# [Stored entries]
------------------------

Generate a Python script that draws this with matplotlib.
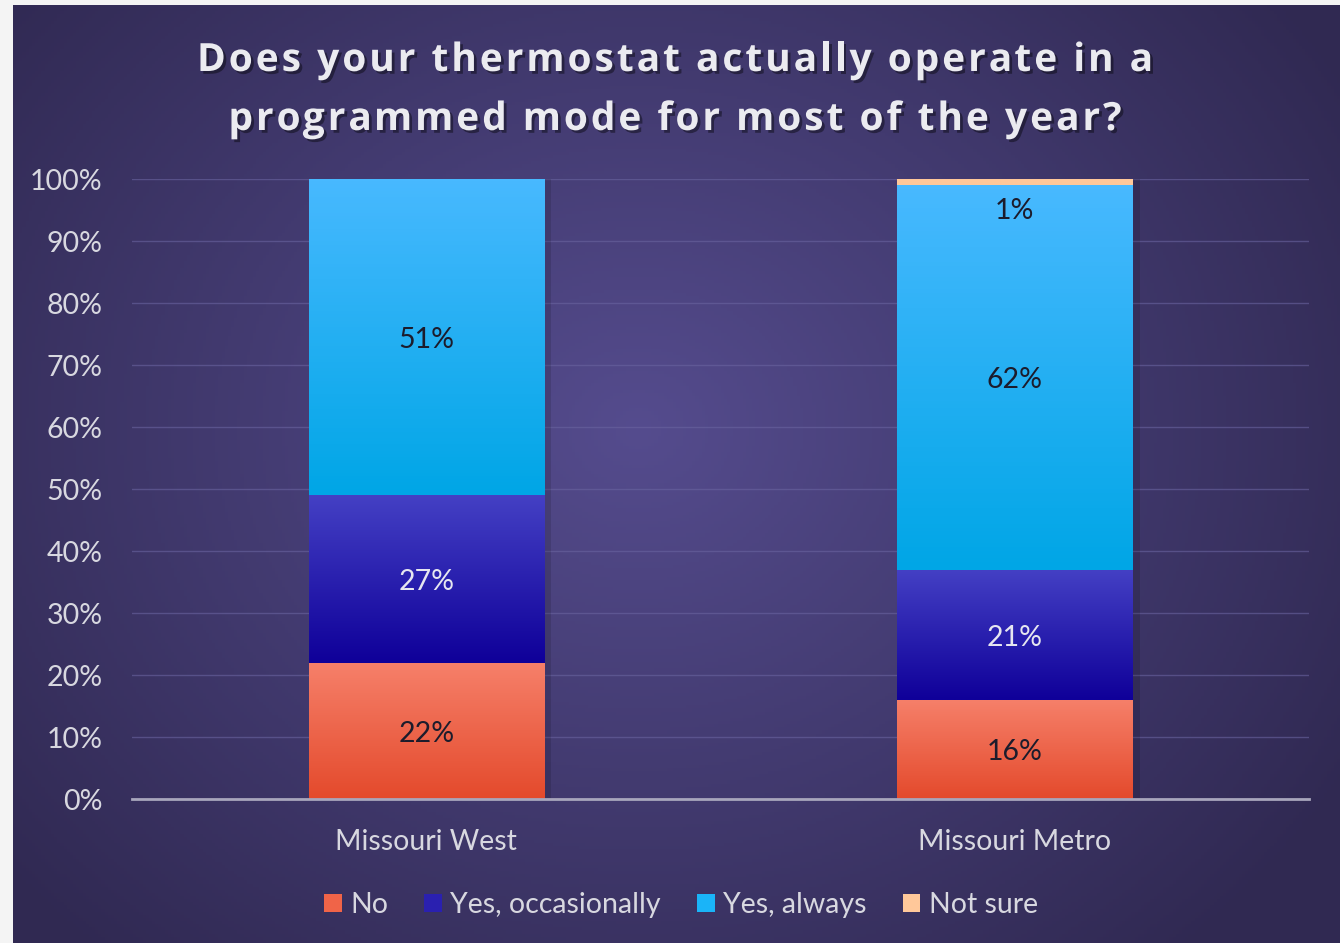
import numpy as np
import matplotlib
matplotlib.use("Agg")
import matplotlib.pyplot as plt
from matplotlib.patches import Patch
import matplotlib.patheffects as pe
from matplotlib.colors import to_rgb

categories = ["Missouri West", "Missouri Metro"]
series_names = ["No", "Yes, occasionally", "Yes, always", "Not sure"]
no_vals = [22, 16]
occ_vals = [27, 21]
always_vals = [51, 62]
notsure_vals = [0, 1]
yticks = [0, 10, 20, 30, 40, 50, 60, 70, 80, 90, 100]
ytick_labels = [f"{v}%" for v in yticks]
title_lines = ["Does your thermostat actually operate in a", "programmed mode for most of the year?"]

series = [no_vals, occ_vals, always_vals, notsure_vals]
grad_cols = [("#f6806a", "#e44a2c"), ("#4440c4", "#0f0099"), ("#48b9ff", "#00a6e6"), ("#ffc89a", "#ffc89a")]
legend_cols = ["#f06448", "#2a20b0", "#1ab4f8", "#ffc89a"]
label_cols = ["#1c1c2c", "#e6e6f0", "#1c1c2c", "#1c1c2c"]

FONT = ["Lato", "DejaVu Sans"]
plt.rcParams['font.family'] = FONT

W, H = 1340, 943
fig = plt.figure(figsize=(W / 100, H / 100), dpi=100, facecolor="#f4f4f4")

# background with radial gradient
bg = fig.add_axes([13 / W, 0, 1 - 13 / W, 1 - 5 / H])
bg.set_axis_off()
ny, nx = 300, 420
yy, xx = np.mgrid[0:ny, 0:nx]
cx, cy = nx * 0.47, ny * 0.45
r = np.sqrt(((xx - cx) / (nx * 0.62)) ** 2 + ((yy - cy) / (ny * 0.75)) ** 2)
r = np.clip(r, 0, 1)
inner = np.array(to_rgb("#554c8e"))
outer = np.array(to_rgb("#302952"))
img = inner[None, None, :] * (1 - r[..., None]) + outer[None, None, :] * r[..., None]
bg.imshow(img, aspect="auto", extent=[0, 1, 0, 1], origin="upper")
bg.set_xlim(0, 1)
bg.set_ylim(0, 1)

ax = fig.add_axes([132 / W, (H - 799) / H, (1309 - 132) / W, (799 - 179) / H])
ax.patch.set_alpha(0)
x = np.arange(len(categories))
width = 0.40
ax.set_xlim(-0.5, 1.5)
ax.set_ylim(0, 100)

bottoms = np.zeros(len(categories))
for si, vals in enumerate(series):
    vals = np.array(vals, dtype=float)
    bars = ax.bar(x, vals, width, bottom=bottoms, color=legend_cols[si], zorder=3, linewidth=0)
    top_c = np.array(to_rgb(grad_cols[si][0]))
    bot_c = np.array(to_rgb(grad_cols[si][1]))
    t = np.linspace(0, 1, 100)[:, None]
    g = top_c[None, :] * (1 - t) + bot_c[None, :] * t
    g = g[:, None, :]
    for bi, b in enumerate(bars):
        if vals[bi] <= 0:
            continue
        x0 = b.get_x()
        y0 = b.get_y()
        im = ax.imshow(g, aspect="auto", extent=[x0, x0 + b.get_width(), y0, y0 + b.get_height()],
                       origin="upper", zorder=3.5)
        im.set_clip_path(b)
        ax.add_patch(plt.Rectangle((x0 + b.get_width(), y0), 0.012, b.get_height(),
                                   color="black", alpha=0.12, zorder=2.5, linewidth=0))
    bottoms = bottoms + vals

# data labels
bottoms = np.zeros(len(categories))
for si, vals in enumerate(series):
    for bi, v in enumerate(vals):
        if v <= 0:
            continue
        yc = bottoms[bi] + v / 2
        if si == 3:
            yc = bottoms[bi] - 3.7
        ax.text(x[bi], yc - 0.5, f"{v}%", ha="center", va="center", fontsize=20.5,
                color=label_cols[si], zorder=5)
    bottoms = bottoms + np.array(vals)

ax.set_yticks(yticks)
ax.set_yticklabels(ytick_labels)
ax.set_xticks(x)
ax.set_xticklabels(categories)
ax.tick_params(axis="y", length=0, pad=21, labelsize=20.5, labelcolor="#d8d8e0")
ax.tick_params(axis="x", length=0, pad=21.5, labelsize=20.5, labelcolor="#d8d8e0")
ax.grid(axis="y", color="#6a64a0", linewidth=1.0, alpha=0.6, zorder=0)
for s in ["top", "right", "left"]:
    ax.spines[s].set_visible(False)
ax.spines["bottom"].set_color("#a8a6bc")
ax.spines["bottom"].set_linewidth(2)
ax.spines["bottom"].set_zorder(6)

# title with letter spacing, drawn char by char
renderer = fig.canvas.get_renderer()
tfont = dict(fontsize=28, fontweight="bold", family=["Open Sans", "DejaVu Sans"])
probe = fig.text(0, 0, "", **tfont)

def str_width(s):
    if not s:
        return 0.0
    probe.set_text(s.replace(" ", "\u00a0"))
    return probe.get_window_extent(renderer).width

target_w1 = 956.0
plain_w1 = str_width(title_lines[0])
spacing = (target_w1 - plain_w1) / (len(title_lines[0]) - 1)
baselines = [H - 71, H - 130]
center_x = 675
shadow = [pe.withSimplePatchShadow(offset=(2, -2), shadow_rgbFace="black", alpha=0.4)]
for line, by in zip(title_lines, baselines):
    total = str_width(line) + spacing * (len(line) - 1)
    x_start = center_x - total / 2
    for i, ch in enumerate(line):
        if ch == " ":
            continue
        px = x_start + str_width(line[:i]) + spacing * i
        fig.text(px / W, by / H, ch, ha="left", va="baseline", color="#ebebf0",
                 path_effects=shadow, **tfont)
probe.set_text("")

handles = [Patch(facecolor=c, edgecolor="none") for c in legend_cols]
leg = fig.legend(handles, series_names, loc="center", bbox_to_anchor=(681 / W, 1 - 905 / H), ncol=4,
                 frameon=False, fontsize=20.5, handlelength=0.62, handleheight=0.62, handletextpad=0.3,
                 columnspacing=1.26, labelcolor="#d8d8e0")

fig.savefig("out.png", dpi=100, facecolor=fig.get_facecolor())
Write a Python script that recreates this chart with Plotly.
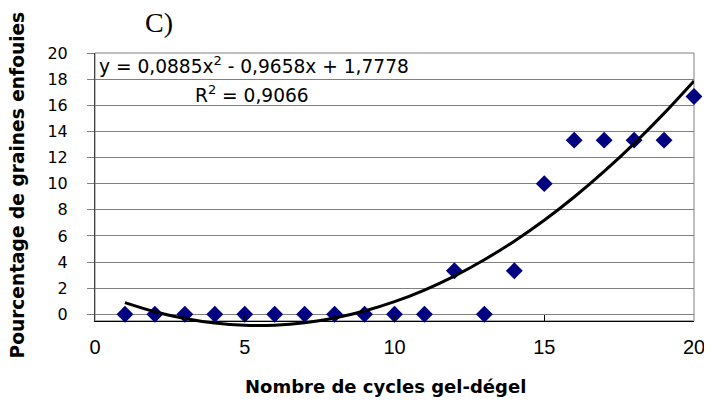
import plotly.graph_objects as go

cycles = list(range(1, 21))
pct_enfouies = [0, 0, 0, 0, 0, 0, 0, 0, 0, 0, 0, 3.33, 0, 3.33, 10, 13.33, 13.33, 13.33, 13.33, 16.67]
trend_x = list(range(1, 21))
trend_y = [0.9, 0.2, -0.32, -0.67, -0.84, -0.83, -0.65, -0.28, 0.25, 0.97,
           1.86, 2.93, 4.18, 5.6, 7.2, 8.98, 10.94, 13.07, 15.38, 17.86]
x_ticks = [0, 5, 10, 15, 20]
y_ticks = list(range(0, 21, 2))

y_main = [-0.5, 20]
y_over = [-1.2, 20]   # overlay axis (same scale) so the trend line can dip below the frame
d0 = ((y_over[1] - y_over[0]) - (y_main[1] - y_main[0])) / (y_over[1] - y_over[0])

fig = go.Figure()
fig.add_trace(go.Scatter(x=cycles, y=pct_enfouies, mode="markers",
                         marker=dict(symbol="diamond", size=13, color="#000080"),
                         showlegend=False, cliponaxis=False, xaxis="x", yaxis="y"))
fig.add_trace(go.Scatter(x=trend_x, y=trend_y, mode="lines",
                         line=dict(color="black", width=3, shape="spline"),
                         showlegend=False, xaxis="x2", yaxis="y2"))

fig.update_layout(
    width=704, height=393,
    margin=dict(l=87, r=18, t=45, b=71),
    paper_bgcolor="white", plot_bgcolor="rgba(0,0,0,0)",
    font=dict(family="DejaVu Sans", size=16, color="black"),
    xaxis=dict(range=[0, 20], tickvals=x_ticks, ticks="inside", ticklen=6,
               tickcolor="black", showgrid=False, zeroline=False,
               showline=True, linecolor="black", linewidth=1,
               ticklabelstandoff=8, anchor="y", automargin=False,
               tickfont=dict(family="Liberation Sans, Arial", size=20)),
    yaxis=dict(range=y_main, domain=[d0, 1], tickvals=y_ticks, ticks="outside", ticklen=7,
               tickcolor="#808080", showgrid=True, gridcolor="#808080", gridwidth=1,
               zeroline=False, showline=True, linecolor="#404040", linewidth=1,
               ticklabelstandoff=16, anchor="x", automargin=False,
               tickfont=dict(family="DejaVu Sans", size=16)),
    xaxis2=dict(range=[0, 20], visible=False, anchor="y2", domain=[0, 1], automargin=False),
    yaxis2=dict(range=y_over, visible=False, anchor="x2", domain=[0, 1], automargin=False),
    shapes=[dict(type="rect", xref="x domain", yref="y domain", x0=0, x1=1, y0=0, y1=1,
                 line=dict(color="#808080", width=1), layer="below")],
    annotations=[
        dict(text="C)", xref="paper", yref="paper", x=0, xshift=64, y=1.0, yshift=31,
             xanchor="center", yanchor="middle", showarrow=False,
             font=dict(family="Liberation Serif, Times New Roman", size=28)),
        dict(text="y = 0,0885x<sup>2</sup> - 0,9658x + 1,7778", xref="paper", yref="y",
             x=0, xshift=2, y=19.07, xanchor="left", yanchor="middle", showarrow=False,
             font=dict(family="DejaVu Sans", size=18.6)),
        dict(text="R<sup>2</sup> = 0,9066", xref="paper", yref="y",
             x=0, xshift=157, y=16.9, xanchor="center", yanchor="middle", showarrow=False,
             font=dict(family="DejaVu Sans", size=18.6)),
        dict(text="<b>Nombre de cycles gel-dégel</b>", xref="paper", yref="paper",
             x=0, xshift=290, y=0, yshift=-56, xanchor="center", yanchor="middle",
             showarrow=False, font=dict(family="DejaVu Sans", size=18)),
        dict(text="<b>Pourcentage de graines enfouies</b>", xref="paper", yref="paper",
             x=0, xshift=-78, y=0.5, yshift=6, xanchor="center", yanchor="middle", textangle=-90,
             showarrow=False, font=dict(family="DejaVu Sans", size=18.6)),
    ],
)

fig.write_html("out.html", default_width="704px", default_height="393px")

------------------------

# [THE PROBLEM]
Looking at the material above, count the lines containing the string "matplotlib" and reply with the count alone.

# [RESULT OF THE EXERCISE]
7